▶ CHALLENGE
Output the data word for word, dropping every image.

▶ RECORDED DATA

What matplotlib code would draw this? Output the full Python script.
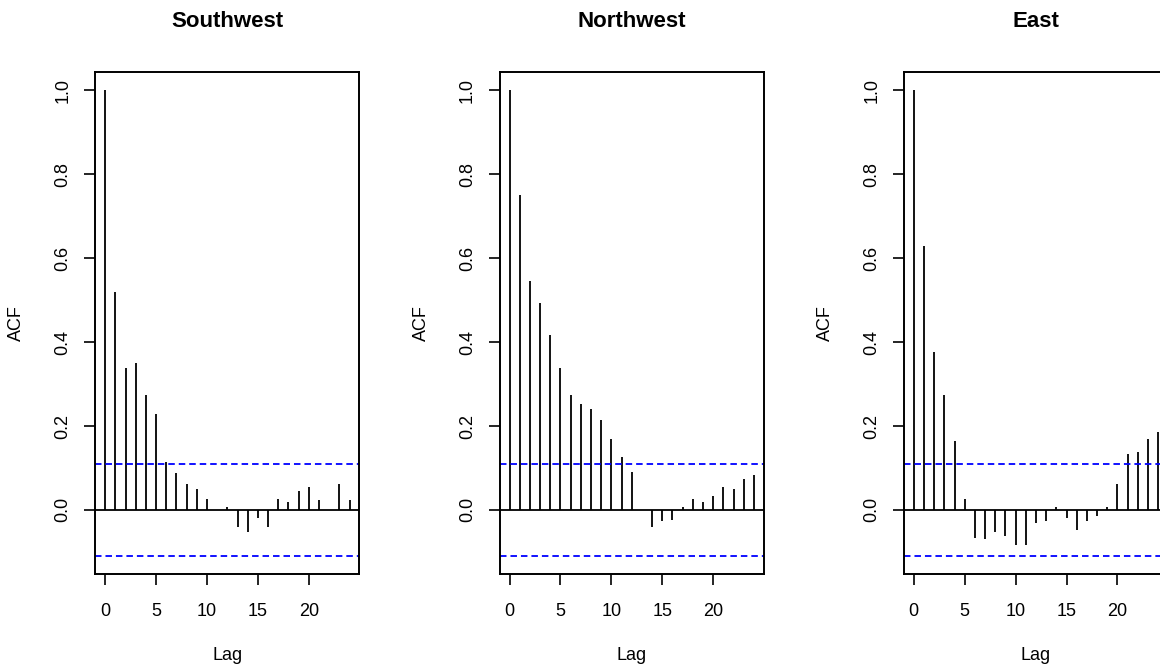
import matplotlib
matplotlib.use("Agg")
import matplotlib.pyplot as plt
import numpy as np

plt.rcParams['font.family'] = ['Liberation Sans', 'DejaVu Sans']

lags = list(range(25))
southwest = [1.0, 0.519, 0.339, 0.349, 0.275, 0.228, 0.114, 0.087, 0.062, 0.049,
             0.027, 0.0, 0.006, -0.041, -0.053, -0.019, -0.041, 0.027, 0.019, 0.045,
             0.054, 0.023, 0.0, 0.062, 0.023]
northwest = [1.0, 0.750, 0.545, 0.493, 0.416, 0.339, 0.275, 0.253, 0.241, 0.215,
             0.169, 0.126, 0.091, 0.0, -0.041, -0.027, -0.023, 0.006, 0.027, 0.019,
             0.032, 0.054, 0.049, 0.074, 0.083]
east = [1.0, 0.630, 0.377, 0.275, 0.164, 0.027, -0.066, -0.070, -0.053, -0.062,
        -0.083, -0.083, -0.032, -0.027, 0.006, -0.019, -0.049, -0.027, -0.014, 0.006,
        0.062, 0.134, 0.138, 0.169, 0.185]
titles = ["Southwest", "Northwest", "East"]
series = [southwest, northwest, east]
ci = 0.109
xticks = [0, 5, 10, 15, 20]
yticks = [0.0, 0.2, 0.4, 0.6, 0.8, 1.0]

fig = plt.figure(figsize=(11.6, 6.66), dpi=100)
lefts = [0.0822, 0.4308, 0.7793]

for left, title, acf in zip(lefts, titles, series):
    ax = fig.add_axes([left, 0.138, 0.2276, 0.754])
    ax.vlines(lags, 0, acf, colors='black', linewidth=1.3)
    ax.axhline(0, color='black', linewidth=1.3)
    for c in (ci, -ci):
        ax.axhline(c, color='#0000ff', linewidth=1.3, dashes=(3.6, 2.2))
    ax.set_xlim(-0.96, 24.96)
    ax.set_ylim(-0.153, 1.044)
    ax.set_xticks(xticks)
    ax.set_yticks(yticks)
    ax.set_yticklabels(["%.1f" % v for v in yticks], rotation=90, va='center')
    ax.tick_params(direction='out', length=8, width=1.2, labelsize=13, pad=9)
    ax.tick_params(axis='x', pad=13)
    for s in ax.spines.values():
        s.set_linewidth(1.4)
    ax.set_title(title, fontsize=16, fontweight='bold', pad=32)
    ax.set_xlabel("Lag", fontsize=13)
    ax.xaxis.set_label_coords(0.5, -0.145)
    ax.set_ylabel("ACF", fontsize=13)
    ax.yaxis.set_label_coords(-0.265, 0.5)

fig.savefig("out.png", dpi=100)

▶ OUTPUT BELOW
What matplotlib code would draw this? Output the full Python script.
import matplotlib
matplotlib.use("Agg")
import matplotlib.pyplot as plt
import numpy as np

plt.rcParams['font.family'] = ['Liberation Sans', 'DejaVu Sans']

lags = list(range(25))
southwest = [1.0, 0.519, 0.339, 0.349, 0.275, 0.228, 0.114, 0.087, 0.062, 0.049,
             0.027, 0.0, 0.006, -0.041, -0.053, -0.019, -0.041, 0.027, 0.019, 0.045,
             0.054, 0.023, 0.0, 0.062, 0.023]
northwest = [1.0, 0.750, 0.545, 0.493, 0.416, 0.339, 0.275, 0.253, 0.241, 0.215,
             0.169, 0.126, 0.091, 0.0, -0.041, -0.027, -0.023, 0.006, 0.027, 0.019,
             0.032, 0.054, 0.049, 0.074, 0.083]
east = [1.0, 0.630, 0.377, 0.275, 0.164, 0.027, -0.066, -0.070, -0.053, -0.062,
        -0.083, -0.083, -0.032, -0.027, 0.006, -0.019, -0.049, -0.027, -0.014, 0.006,
        0.062, 0.134, 0.138, 0.169, 0.185]
titles = ["Southwest", "Northwest", "East"]
series = [southwest, northwest, east]
ci = 0.109
xticks = [0, 5, 10, 15, 20]
yticks = [0.0, 0.2, 0.4, 0.6, 0.8, 1.0]

fig = plt.figure(figsize=(11.6, 6.66), dpi=100)
lefts = [0.0822, 0.4308, 0.7793]

for left, title, acf in zip(lefts, titles, series):
    ax = fig.add_axes([left, 0.138, 0.2276, 0.754])
    ax.vlines(lags, 0, acf, colors='black', linewidth=1.3)
    ax.axhline(0, color='black', linewidth=1.3)
    for c in (ci, -ci):
        ax.axhline(c, color='#0000ff', linewidth=1.3, dashes=(3.6, 2.2))
    ax.set_xlim(-0.96, 24.96)
    ax.set_ylim(-0.153, 1.044)
    ax.set_xticks(xticks)
    ax.set_yticks(yticks)
    ax.set_yticklabels(["%.1f" % v for v in yticks], rotation=90, va='center')
    ax.tick_params(direction='out', length=8, width=1.2, labelsize=13, pad=9)
    ax.tick_params(axis='x', pad=13)
    for s in ax.spines.values():
        s.set_linewidth(1.4)
    ax.set_title(title, fontsize=16, fontweight='bold', pad=32)
    ax.set_xlabel("Lag", fontsize=13)
    ax.xaxis.set_label_coords(0.5, -0.145)
    ax.set_ylabel("ACF", fontsize=13)
    ax.yaxis.set_label_coords(-0.265, 0.5)

fig.savefig("out.png", dpi=100)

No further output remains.